In mid-1998, I started working at the toy company Tiger Electronics, a recently-added subsidiary of Hasbro.
Of all the places I’ve worked, it was definitely the most fun. Radio-controlled cars would zip around the office, and folks would stop by my cube, give me a handheld game, and say “play with this for a while and tell me what you think.” They also had kick-ass Christmas parties, their company summer picnics included tons of toys and games for the kids, and, each year, they’d load everyone up on a bus to attend a Cubs game. Pretty sweet, eh?
I was hired as an assistant to a VP, but she immediately recognized I could do much more than her travel arrangements and expense reports. Before long, I was writing press releases, trade show scripts, instruction manuals, and catalog copy. I was also supervising online contests and answering consumer e-mail.
As soon as I started, the big buzz around the office was the new product: Furby. If you don’t remember, Furby is an electronic “animal,” for lack of a better word (the name is short for ‘furball”), about the size of a softball. It’s a furry interactive toy that moves its mouth, eyes and ears, and speaks in a made-up-but-understandable language called “Furbish.”
The big selling point was that the toy could “learn.” The more you played with it, the more its speech would advance it would get more “intuitive.” I have one of the originals and I still can’t decide if it’s amazing or creepy.
Furby was to be the company’s big Christmas-gift-buying cash cow. And it was it ever. Tiger saturated Nickelodeon and pretty much any other kid’s programming station or time slot with incessant and very convincing advertising. And company reps were on a variety of TV talk and news shows.
The really bad part: demand was WAY WAY WAY higher than supply. You couldn’t find them on the shelves anywhere. I heard stories of people waiting for delivery trucks in the back of stores and trying to buy them there directly.
I was in charge of answering consumer e-mail. They had an AOL account.
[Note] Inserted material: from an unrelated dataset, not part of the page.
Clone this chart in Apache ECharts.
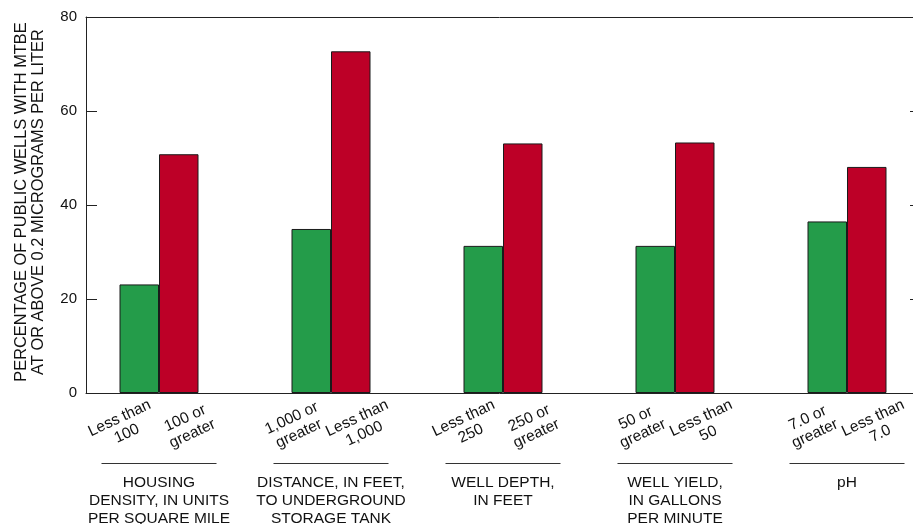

For the life of me, I have no idea why a major corporation would use outdated AOL and not have its own address, but whatever.
Once the Furby frenzy hit, about early November or so, the amount of e-mails was insane. Everyone was asking where to find them. I had a cut n’ paste response of all the stores who had it on order, which took care of most of it.
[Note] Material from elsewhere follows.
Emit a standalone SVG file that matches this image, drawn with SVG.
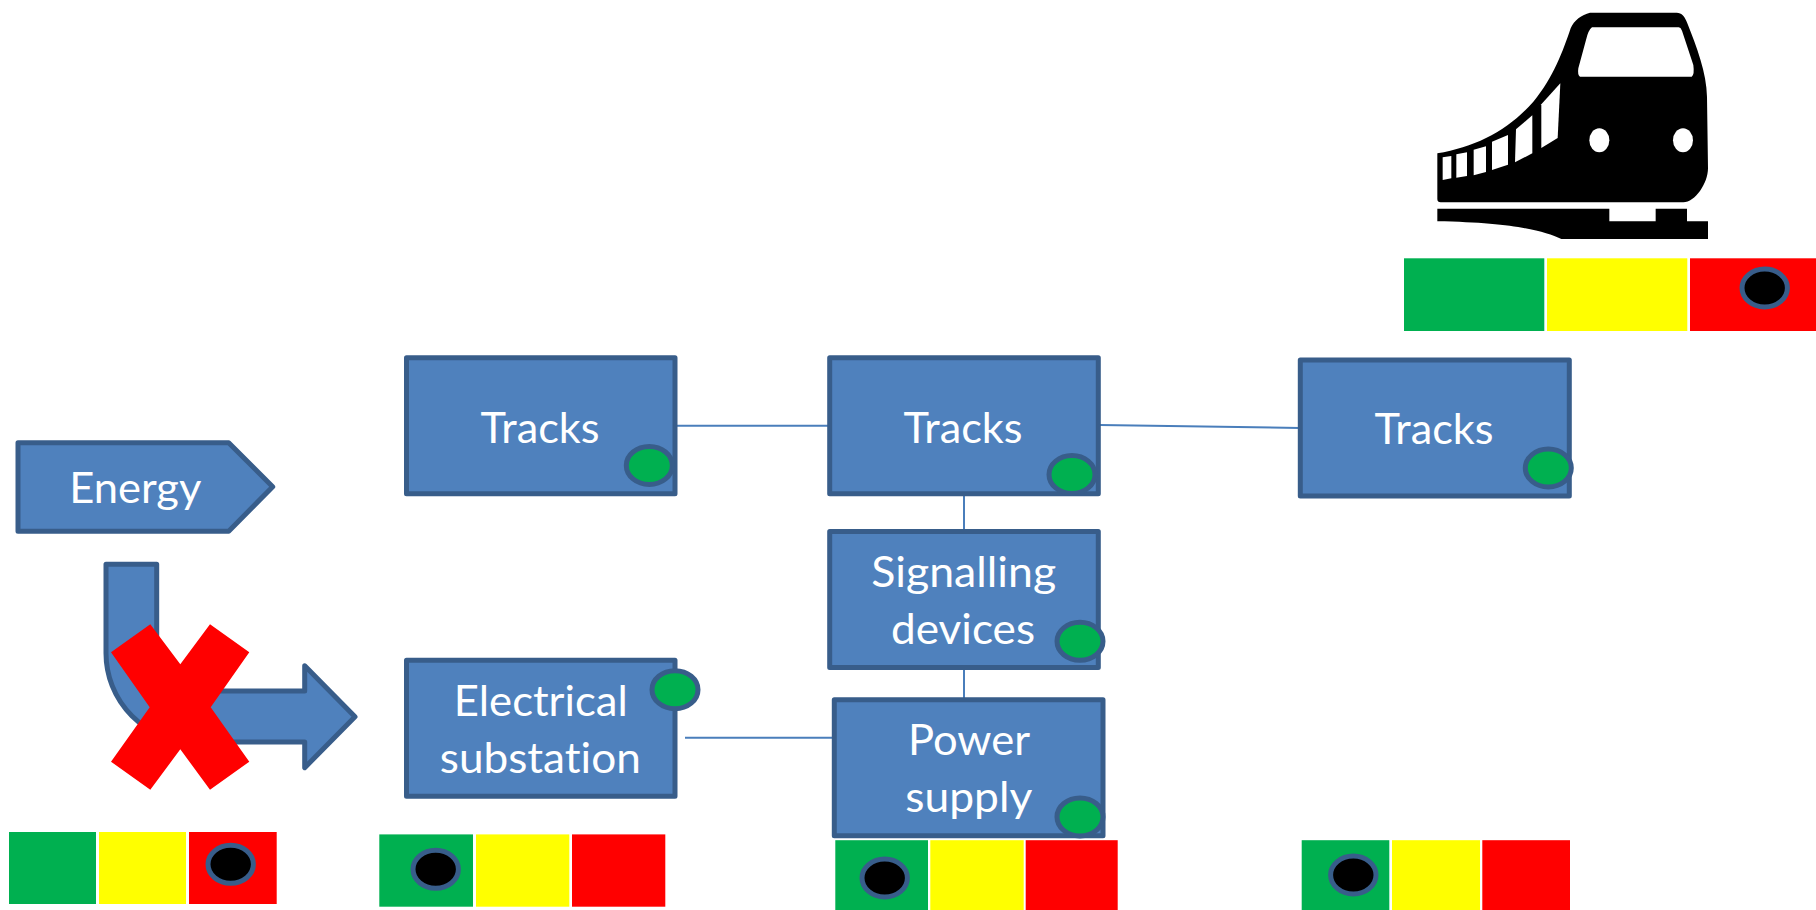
<svg xmlns="http://www.w3.org/2000/svg" width="1816" height="910" viewBox="0 0 1816 910">
<style>
.box{fill:#4f81bd;stroke:#385d8a;stroke-width:5;stroke-linejoin:round}
.lbl{fill:#fff;font-family:"Lato","Open Sans","Liberation Sans",sans-serif;font-size:43px;text-anchor:middle;font-variant-ligatures:none}
.ok{fill:#00b050;stroke:#385d8a;stroke-width:5}
.mark{fill:#000;stroke:#385d8a;stroke-width:5}
.g{fill:#00b050}.y{fill:#ffff00}.r{fill:#ff0000}
.link{stroke:#4a7ebb;stroke-width:2;fill:none}
</style>
<rect width="1816" height="910" fill="#fff"/>
<g id="connectors">
<line class="link" x1="675" y1="425.8" x2="830" y2="425.8"/>
<line class="link" x1="1100" y1="425" x2="1300" y2="428"/>
<line class="link" x1="964" y1="494" x2="964" y2="532"/>
<line class="link" x1="964" y1="665" x2="964" y2="699"/>
<line class="link" x1="685" y1="737.8" x2="837" y2="737.8"/>
</g>
<g id="energy">
<path class="box" d="M18 442.7H228.7L272.7 486.7L228.7 531.3H18Z"/>
<text class="lbl" x="135.3" y="503" textLength="132" lengthAdjust="spacingAndGlyphs">Energy</text>
</g>
<g id="bent-arrow">
<path class="box" d="M106 564.3H156.7V653.3A38 38 0 0 0 194.7 691H304.7V665.7L355 716.7L304.7 767.7V742H194.7A88.7 88.7 0 0 1 106 653.3Z"/>
</g>
<g id="cross">
<path class="r" d="M150.3 624.3L180.3 664.3L210 624.3L249.3 652.3L210.7 707.3L249.3 761.7L210 789.7L180.3 749.3L150.3 789.7L111 761.7L149.7 707.3L111 652.3Z"/>
</g>
<g id="tracks-1">
<rect class="box" x="406.5" y="357.8" width="268.5" height="136"/>
<text class="lbl" x="540" y="442.5" textLength="119" lengthAdjust="spacingAndGlyphs">Tracks</text>
<ellipse class="ok" cx="649.3" cy="465.4" rx="23" ry="19"/>
</g>
<g id="tracks-2">
<rect class="box" x="829.7" y="357.8" width="268.6" height="136"/>
<text class="lbl" x="963" y="442.5" textLength="119" lengthAdjust="spacingAndGlyphs">Tracks</text>
<ellipse class="ok" cx="1072" cy="474.5" rx="23" ry="19"/>
</g>
<g id="tracks-3">
<rect class="box" x="1300.3" y="359.9" width="269" height="136"/>
<text class="lbl" x="1434" y="444.3" textLength="119" lengthAdjust="spacingAndGlyphs">Tracks</text>
<ellipse class="ok" cx="1548.3" cy="468" rx="23" ry="19"/>
</g>
<g id="signalling-devices">
<rect class="box" x="829.7" y="531.5" width="268.6" height="136"/>
<text class="lbl" x="963.7" y="587.2" textLength="185" lengthAdjust="spacingAndGlyphs">Signalling</text>
<text class="lbl" x="963" y="643.5" textLength="144" lengthAdjust="spacingAndGlyphs">devices</text>
<ellipse class="ok" cx="1080" cy="641.3" rx="23" ry="19"/>
</g>
<g id="power-supply">
<rect class="box" x="834.3" y="699.8" width="268.7" height="136"/>
<text class="lbl" x="969" y="754.8" textLength="122" lengthAdjust="spacingAndGlyphs">Power</text>
<text class="lbl" x="968.8" y="812.2" textLength="127" lengthAdjust="spacingAndGlyphs">supply</text>
<ellipse class="ok" cx="1080" cy="816.9" rx="23" ry="19"/>
</g>
<g id="electrical-substation">
<rect class="box" x="406.5" y="660.2" width="268.5" height="136"/>
<text class="lbl" x="540.8" y="715.5" textLength="174" lengthAdjust="spacingAndGlyphs">Electrical</text>
<text class="lbl" x="540.3" y="772.6" textLength="201" lengthAdjust="spacingAndGlyphs">substation</text>
<ellipse class="ok" cx="675" cy="689.7" rx="23" ry="19"/>
</g>
<g id="status-energy">
<rect class="g" x="9" y="832" width="87" height="72"/>
<rect class="y" x="99" y="832" width="87" height="72"/>
<rect class="r" x="189" y="832" width="87.7" height="72"/>
<ellipse class="mark" cx="230.7" cy="864.3" rx="22.7" ry="19"/>
</g>
<g id="status-substation">
<rect class="g" x="379.3" y="834.4" width="93.7" height="72.3"/>
<rect class="y" x="476" y="834.4" width="93.3" height="72.3"/>
<rect class="r" x="572" y="834.4" width="93.3" height="72.3"/>
<ellipse class="mark" cx="435.7" cy="869.3" rx="22.7" ry="19"/>
</g>
<g id="status-power">
<rect class="g" x="835.3" y="840.2" width="92.7" height="72"/>
<rect class="y" x="930.3" y="840.2" width="93.4" height="72"/>
<rect class="r" x="1025.7" y="840.2" width="92" height="72"/>
<ellipse class="mark" cx="884.7" cy="878" rx="22.7" ry="19"/>
</g>
<g id="status-tracks">
<rect class="g" x="1301.7" y="840.2" width="87.6" height="72"/>
<rect class="y" x="1392" y="840.2" width="88" height="72"/>
<rect class="r" x="1482.3" y="840.2" width="87.7" height="72"/>
<ellipse class="mark" cx="1353.3" cy="875" rx="22.7" ry="19"/>
</g>
<g id="status-train">
<rect class="g" x="1404" y="258.3" width="140.3" height="72.7"/>
<rect class="y" x="1547" y="258.3" width="140.3" height="72.7"/>
<rect class="r" x="1690" y="258.3" width="126" height="72.7"/>
<ellipse class="mark" cx="1764.7" cy="288" rx="22.7" ry="19"/>
</g>
<g id="train" transform="translate(1380 0) scale(.33333)">
<path d="M172 460C290 440 385 390 460 305C520 235 550 150 572 85C582 60 605 45 630 38H890C905 38 915 50 922 70C950 140 980 220 981 290L984 505C984 550 945 607 910 607H182Q172 607 172 597Z"/>
<path d="M172 626H688V664H827V626H921V664H984V717H544C490 692 400 668 172 664Z"/>
<g fill="#fff">
<path d="M636 82H896Q902 82 906 92L940 195Q944 225 935 230H600Q592 225 595 205L618 120Q625 90 636 82Z"/>
<path d="M188 472L214 468V535L188 540Z"/>
<path d="M229 463L261 457V528L229 533Z"/>
<path d="M281 449L318 439V516L281 526Z"/>
<path d="M336 425L384 405V494L336 510Z"/>
<path d="M408 388L457 346V460L405 487Z"/>
<path d="M484 313L541 250L533 414L484 444Z"/>
<ellipse cx="658" cy="421" rx="30" ry="36"/>
<ellipse cx="909" cy="421" rx="30" ry="36"/>
</g>
</g>
</svg>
AOL’s inbox only held 500 messages, and I could rip through about 350 a day. Each morning the damn thing would be full again, and the process would start over. I finally had to go to my boss and say, “I’m like Lucy in the candy factory here. I really need some help.”
In addition to e-mails, people would call and ask about its availability, and the receptionist was instructed to route the calls to about 12 lower-level employees (Tiger only had about 70 employees total).
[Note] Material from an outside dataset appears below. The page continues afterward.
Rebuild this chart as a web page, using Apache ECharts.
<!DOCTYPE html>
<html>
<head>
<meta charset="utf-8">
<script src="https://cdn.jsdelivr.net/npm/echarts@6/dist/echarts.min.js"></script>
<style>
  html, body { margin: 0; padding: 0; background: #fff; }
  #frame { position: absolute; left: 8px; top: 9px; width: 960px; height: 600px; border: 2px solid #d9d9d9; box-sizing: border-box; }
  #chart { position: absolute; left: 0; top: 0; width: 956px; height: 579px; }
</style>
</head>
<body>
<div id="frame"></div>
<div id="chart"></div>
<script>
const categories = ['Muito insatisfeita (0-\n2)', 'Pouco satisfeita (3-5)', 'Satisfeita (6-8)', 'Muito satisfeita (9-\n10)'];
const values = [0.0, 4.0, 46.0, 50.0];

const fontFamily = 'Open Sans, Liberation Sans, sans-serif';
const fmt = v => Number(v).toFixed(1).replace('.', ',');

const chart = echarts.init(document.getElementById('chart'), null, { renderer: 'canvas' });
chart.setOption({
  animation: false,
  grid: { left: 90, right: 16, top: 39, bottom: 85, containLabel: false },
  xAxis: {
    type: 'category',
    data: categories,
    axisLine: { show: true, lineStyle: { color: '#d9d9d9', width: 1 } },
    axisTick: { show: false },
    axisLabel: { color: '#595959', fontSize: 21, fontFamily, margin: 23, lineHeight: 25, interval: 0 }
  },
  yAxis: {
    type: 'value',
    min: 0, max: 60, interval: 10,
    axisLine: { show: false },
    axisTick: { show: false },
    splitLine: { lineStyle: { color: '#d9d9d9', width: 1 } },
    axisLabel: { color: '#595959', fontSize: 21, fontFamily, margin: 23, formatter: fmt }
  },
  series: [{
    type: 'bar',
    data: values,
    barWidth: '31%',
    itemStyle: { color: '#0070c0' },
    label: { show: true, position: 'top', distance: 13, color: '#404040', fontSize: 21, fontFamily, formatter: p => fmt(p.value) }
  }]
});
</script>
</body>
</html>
Until about mid-December, the calls wouldn’t stop. I’d get a call, the receptionist would say, “Furby call,” and I’d field it and read the list of stores. I’d hang up, and immediately I’d get the same thing. It was almost impossible to get any other work done.
Talking to the masses on the phone was more depressing than the e-mails. I swear, I never heard so many sob stories from folks whose kid would wither and die if he/she didn’t get a Furby for Christmas. And there sure were a lot of sick kids perishing in the hospital at that point in time whose only ray of hope was a Furby.
And gals, not to knock your gender, but it was 98% mothers doing the whining and begging and sobbing. Guys who would call up would have a “yeah, thanks for nothing, have a nice day” attitude.
But we all got through it. We each even got to pick an original from one of the first batches. Mine’s a black one and is probably worth, like, two dollars or so now.
EPILOGUE: A few years later, I was laid off with several other people. The explanation was that profits had plummeted and times were tough. The usual “bye bye” speech.
Well, duh. You have a brilliant product that’s in super-high demand and makes mega-millions, and no product even close to that to follow up for the next few marketing cycles. Of COURSE profits are down.
Too bad people weren’t so interested in the later-released Halloween Furby, Valentine’s Day Furby, and Transvestite Furby. Okay, I made that last one up. They never took my suggestions.